From the department of drought-breaking-rain:
With the exception of the Southern Oscillation Index (SOI), all ENSO indicators have reached a point that, should they persist at these levels until the end of the year, 2007 will be referred to as a La Niña.
Most critically, the near-equatorial Pacific Ocean has continued to cool both on and below the surface, the Trade Winds remain stronger than normal across the western to central Pacific, and cloudiness in the equatorial Pacific is reduced. Together, these indicators suggest the atmosphere and ocean may now be reinforcing each other; a critical component in sustaining La Niña conditions for any period of time.
However, if a La Niña does evolve during spring, it would be late by historical standards. In the past, most significant La Niña events were established by winter's end, with widespread above-average rain falling over Australia's eastern half. With a late-developing La Niña, this typical rainfall response is not as likely as in past episodes.

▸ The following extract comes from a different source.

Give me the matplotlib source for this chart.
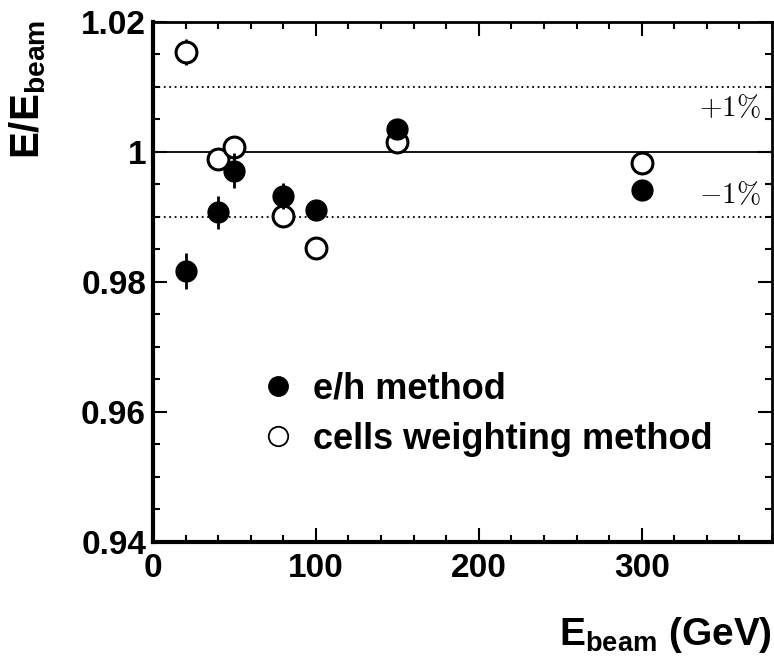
import matplotlib
matplotlib.use("Agg")
import matplotlib.pyplot as plt
from matplotlib.ticker import MultipleLocator
from matplotlib.lines import Line2D

plt.rcParams['font.family'] = ['Liberation Sans', 'DejaVu Sans']
plt.rcParams['mathtext.fontset'] = 'custom'
plt.rcParams['mathtext.rm'] = 'Liberation Sans'
plt.rcParams['mathtext.bf'] = 'Liberation Sans:bold'
plt.rcParams['mathtext.it'] = 'Liberation Sans:italic'

# Data
energy_eh = [20, 40, 50, 80, 100, 150, 300]
ratio_eh = [0.9817, 0.9907, 0.9971, 0.9932, 0.9911, 1.0036, 0.9942]
err_eh = [0.0027, 0.0026, 0.0027, 0.0020, 0.0015, 0.0010, 0.0008]

energy_cw = [20, 40, 50, 80, 100, 150, 300]
ratio_cw = [1.0154, 0.9990, 1.0007, 0.9902, 0.9852, 1.0016, 0.9983]
err_cw = [0.0020, 0.0010, 0.0017, 0.0010, 0.0010, 0.0010, 0.0008]

ref_line = 1.0
band = [0.99, 1.01]
band_labels = ['$-1\\%$', '$+1\\%$']
legend_labels = ['e/h method', 'cells weighting method']

fig = plt.figure(figsize=(7.74, 6.61), dpi=100)
ax = fig.add_axes([153/774, 1-542/661, 619/774, 520/661])

ax.set_xlim(0, 380)
ax.set_ylim(0.94, 1.02)

ax.axhline(ref_line, color='black', lw=1.3, zorder=1)
for b in band:
    ax.axhline(b, color='black', lw=1.3, ls=(0, (1, 2)), zorder=1)

ax.errorbar(energy_cw, ratio_cw, yerr=err_cw, fmt='o', ms=15, mfc='white',
            mec='black', mew=2.2, ecolor='black', elinewidth=2, capsize=0, zorder=3)
ax.errorbar(energy_eh, ratio_eh, yerr=err_eh, fmt='o', ms=15, mfc='black',
            mec='black', mew=1, ecolor='black', elinewidth=2, capsize=0, zorder=4)

ax.text(354, 1.0067, band_labels[1], fontsize=21, ha='center', va='center',
        family='DejaVu Serif', math_fontfamily='cm')
ax.text(354, 0.9934, band_labels[0], fontsize=21, ha='center', va='center',
        family='DejaVu Serif', math_fontfamily='cm')

ax.xaxis.set_major_locator(MultipleLocator(100))
ax.xaxis.set_minor_locator(MultipleLocator(20))
ax.yaxis.set_minor_locator(MultipleLocator(0.005))
ax.set_yticks([0.94, 0.96, 0.98, 1.0, 1.02])
ax.set_yticklabels(['0.94', '0.96', '0.98', '1', '1.02'])

ax.tick_params(which='both', direction='in', top=True, right=True, width=1.5)
ax.tick_params(which='major', length=10)
ax.tick_params(which='minor', length=5)
ax.tick_params(axis='x', which='major', labelsize=24, pad=8)
ax.tick_params(axis='y', which='major', labelsize=24, pad=5)
for lab in ax.get_xticklabels() + ax.get_yticklabels():
    lab.set_fontweight('bold')

for s in ['left', 'bottom']:
    ax.spines[s].set_linewidth(3)
for s in ['top', 'right']:
    ax.spines[s].set_linewidth(2)

handles = [Line2D([], [], marker='o', ls='none', ms=14, mfc='black', mec='black'),
           Line2D([], [], marker='o', ls='none', ms=14, mfc='white', mec='black', mew=1.3)]
leg = ax.legend(handles, legend_labels, loc='center left',
                bbox_to_anchor=(0.121, 0.246), frameon=False,
                prop={'size': 26, 'weight': 'bold'}, handletextpad=0.45,
                labelspacing=0.42, handlelength=1.0)

fig.text(28/774, 1-20/661, r'$\mathbf{E/E_{beam}}$', rotation=90, fontsize=29,
         ha='center', va='top')
fig.text(772/774, 1-645/661, r'$\mathbf{E_{beam}}$ (GeV)', fontsize=28,
         ha='right', va='baseline', fontweight='bold')

fig.savefig('out.png', dpi=100)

Moreover, Australia's climate may continue, at least in the short term, to be influenced by the unusual state of the oceans to the north, and particularly northwest, of the continent. These have been cooling strongly since June when, historically, they would have been expected to warm as other indicators became more La Niña-like. This pattern inhibits the formation of northwest cloudbands, which are a major source of winter and spring rain for central and southeastern Australia during La Niña years.